The board’s resolution, apparently arrived at after two hours of formal in-person discussions in Brussels at the weekend, is expected to be published shortly.
The rollover, which has already been delayed a year, is now scheduled to go ahead October 11.
Any impact is expected to be felt within a couple of days, as the change ripples out across the DNS.
ICANN says that any network operator impacted by the change has a simple fix: turn off DNSSEC. Then, if they want, they can update their keys and turn it back on again.

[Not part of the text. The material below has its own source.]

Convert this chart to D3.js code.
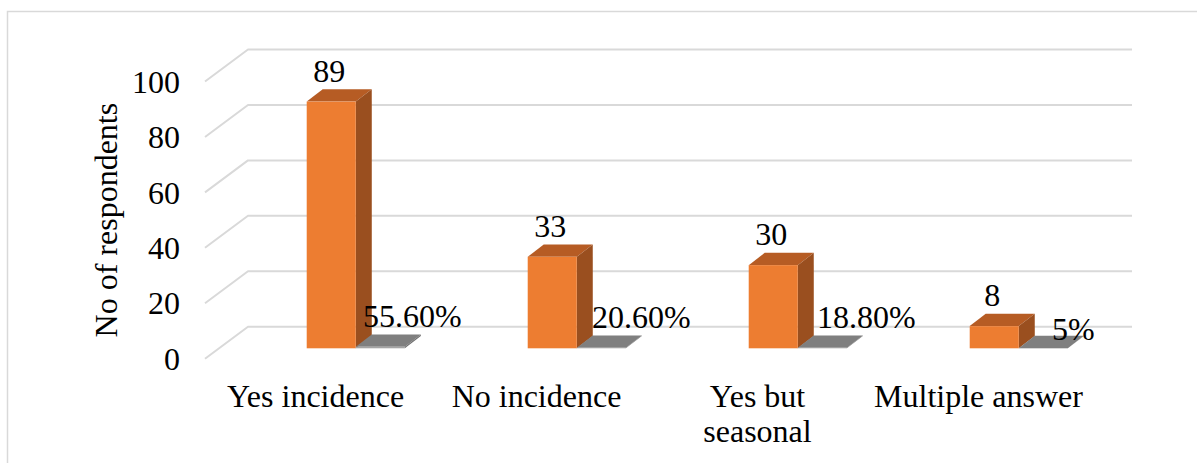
<!DOCTYPE html>
<html>
<head>
<meta charset="utf-8">
<script src="https://cdn.jsdelivr.net/npm/d3@7"></script>
<style>
  html, body { margin: 0; padding: 0; background: #fff; }
  svg { display: block; }
  text { font-family: "Liberation Serif", "Times New Roman", serif; fill: #000; }
</style>
</head>
<body>
<svg id="chart" width="1197" height="463"></svg>
<script>
// Survey responses: number of respondents per answer and share of the total
const categories = ["Yes incidence", "No incidence", "Yes but seasonal", "Multiple answer"];
const categoryLines = [["Yes incidence"], ["No incidence"], ["Yes but", "seasonal"], ["Multiple answer"]];
const respondents = [89, 33, 30, 8];
const sharePercent = [55.6, 20.6, 18.8, 5];
const yTicks = [0, 20, 40, 60, 80, 100];
const yTitle = "No of respondents";

const svg = d3.select("#chart");
const W = 1197, H = 463;

// Chart frame
svg.append("rect")
  .attr("x", 7.5).attr("y", 11.5)
  .attr("width", W).attr("height", H)
  .attr("fill", "#fff").attr("stroke", "#d9d9d9").attr("stroke-width", 1.5);

// Back wall scales
const y = d3.scaleLinear().domain([0, 100]).range([326.7, 49.5]);
const x = d3.scaleBand().domain(categories).range([248, 1132]);

// Oblique projection: floor depth vector (back -> front)
const floorDx = -43, floorDy = 32;
// Bars sit part way into the floor and have their own depth
const barFront = 0.675;           // fraction of floor depth to the bar front
const barDepthDx = 16, barDepthDy = -12.3;
const barW = x.bandwidth() * 0.222;
const barInset = x.bandwidth() * 0.397; // offset of the first bar inside its band (back wall)

// Gridlines: side-wall diagonal + back-wall horizontal
const gridLine = d3.line();
svg.append("g").selectAll("path")
  .data(yTicks)
  .join("path")
  .attr("d", v => gridLine([
    [x.range()[0] + floorDx, y(v) + floorDy],
    [x.range()[0], y(v)],
    [x.range()[1], y(v)]
  ]))
  .attr("fill", "none")
  .attr("stroke", "#d9d9d9")
  .attr("stroke-width", 2)
  .attr("stroke-linejoin", "round");

// Y tick labels on the front edge of the side wall
svg.append("g").selectAll("text")
  .data(yTicks)
  .join("text")
  .attr("x", x.range()[0] + floorDx - 25)
  .attr("y", v => y(v) + floorDy)
  .attr("dy", "0.35em")
  .attr("text-anchor", "end")
  .attr("font-size", 32)
  .text(v => v);

// Y axis title
svg.append("text")
  .attr("transform", `translate(106,${(y(0) + y(100)) / 2 + floorDy})` + " rotate(-90)")
  .attr("dy", "0.35em")
  .attr("text-anchor", "middle")
  .attr("font-size", 32)
  .text(yTitle);

// Draws one 3D column: front face, top face and right side face
function column(g, left, value, colors) {
  const offX = floorDx * barFront, offY = floorDy * barFront;
  const x0 = left + offX, x1 = x0 + barW;
  const yb = y(0) + offY, yt = y(value) + offY;
  const poly = pts => "M" + pts.map(p => p.join(",")).join("L") + "Z";
  g.append("path")
    .attr("d", poly([[x0, yt], [x1, yt], [x1 + barDepthDx, yt + barDepthDy], [x0 + barDepthDx, yt + barDepthDy]]))
    .attr("fill", colors.top);
  g.append("path")
    .attr("d", poly([[x1, yt], [x1, yb], [x1 + barDepthDx, yb + barDepthDy], [x1 + barDepthDx, yt + barDepthDy]]))
    .attr("fill", colors.side);
  g.append("rect")
    .attr("x", x0).attr("y", yt)
    .attr("width", barW).attr("height", Math.max(0, yb - yt))
    .attr("fill", colors.front);
  return { cx: (x0 + x1) / 2, top: yt };
}

const orange = { front: "#ED7D31", top: "#B65C24", side: "#9A4F1F" };
const grey = { front: "#A5A5A5", top: "#7F7F7F", side: "#6F6F6F" };

const fmtPct = v => (Number.isInteger(v) ? v : v.toFixed(2)) + "%";
// Horizontal / vertical placement of the percentage labels next to each bar
const pctLabelShift = [[32, 0], [40, 0], [44, 0], [30, 12]];

const bars = svg.append("g");
const labels = svg.append("g");
categories.forEach((c, i) => {
  const g = bars.append("g");
  const left = x(c) + barInset;
  const a = column(g, left, respondents[i], orange);
  const b = column(g, left + barW, sharePercent[i] / 100, grey);

  labels.append("text")
    .attr("x", a.cx - 2).attr("y", a.top - 20)
    .attr("text-anchor", "middle")
    .attr("font-size", 32)
    .text(respondents[i]);

  labels.append("text")
    .attr("x", b.cx + pctLabelShift[i][0]).attr("y", b.top - 20 + pctLabelShift[i][1])
    .attr("text-anchor", "middle")
    .attr("font-size", 32)
    .text(fmtPct(sharePercent[i]));
});

// Category labels along the front edge of the floor
svg.append("g").selectAll("text")
  .data(categories)
  .join("text")
  .attr("x", c => x(c) + x.bandwidth() / 2 + floorDx)
  .attr("y", y(0) + floorDy + 48)
  .attr("text-anchor", "middle")
  .attr("font-size", 32)
  .each(function (c, i) {
    const t = d3.select(this);
    categoryLines[i].forEach((ln, k) => {
      t.append("tspan")
        .attr("x", t.attr("x"))
        .attr("dy", k === 0 ? 0 : 35)
        .text(ln);
    });
  });
</script>
</body>
</html>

Set buttocks to clench! ICANN approves risky KSK rollover

Kevin Murphy, September 17, 2018, Domain Policy

ICANN has approved the first rollover of the domain name system’s master security key, setting the clock ticking on a change that could cause internet access issues for millions.
The so-called KSK rollover, when ICANN deletes the key-signing key that has been used as the trust anchor for the DNSSEC ecosystem since 2011 and replaces it with the new one — will now go ahead as planned on October 11.
The decision was made yesterday at the ICANN board of directors’ retreat in Brussels.
ICANN chief technology officer David Conrad posted this to an ICANN mailing list this morning:

The Board voted to approve the resolution for ICANN org to move forward with the revised KSK rollover plan. So barring unforeseen circumstances, the KSK-2017-signed ZSK will be used to sign the root zone on 11 October 2018.

The rollover was due to happen October 11 last year, but ICANN delayed it when it emerged that many DNS resolvers weren’t yet configured to use the new key.
That’s still a problem, and nobody knows for sure how many endpoints will stop functioning properly when the new KSK goes solo.
While most experts weighing in on the rollover, including Conrad, agreed that the risk of more delay outweighed the risk of rolling now, that feeling was not unanimous.
Five members of the 22-member Security and Stability Advisory Committee — including top guys from Google and Verisign — last month dissented from the majority view and said ICANN should delay again.
The question now is not whether internet users will see a disruption in the days following October 11, but how many users will be affected and how serious their disruptions will be.
Based on current information, as many as two million internet users could be affected.
ICANN is likely to take flak for even relatively minor disruptions, but the alternative was to continue with the delays and risk an even bigger impact, and even more flak, in future.
The text of ICANN’s resolution and the rationale behind it will be published in the next day or so.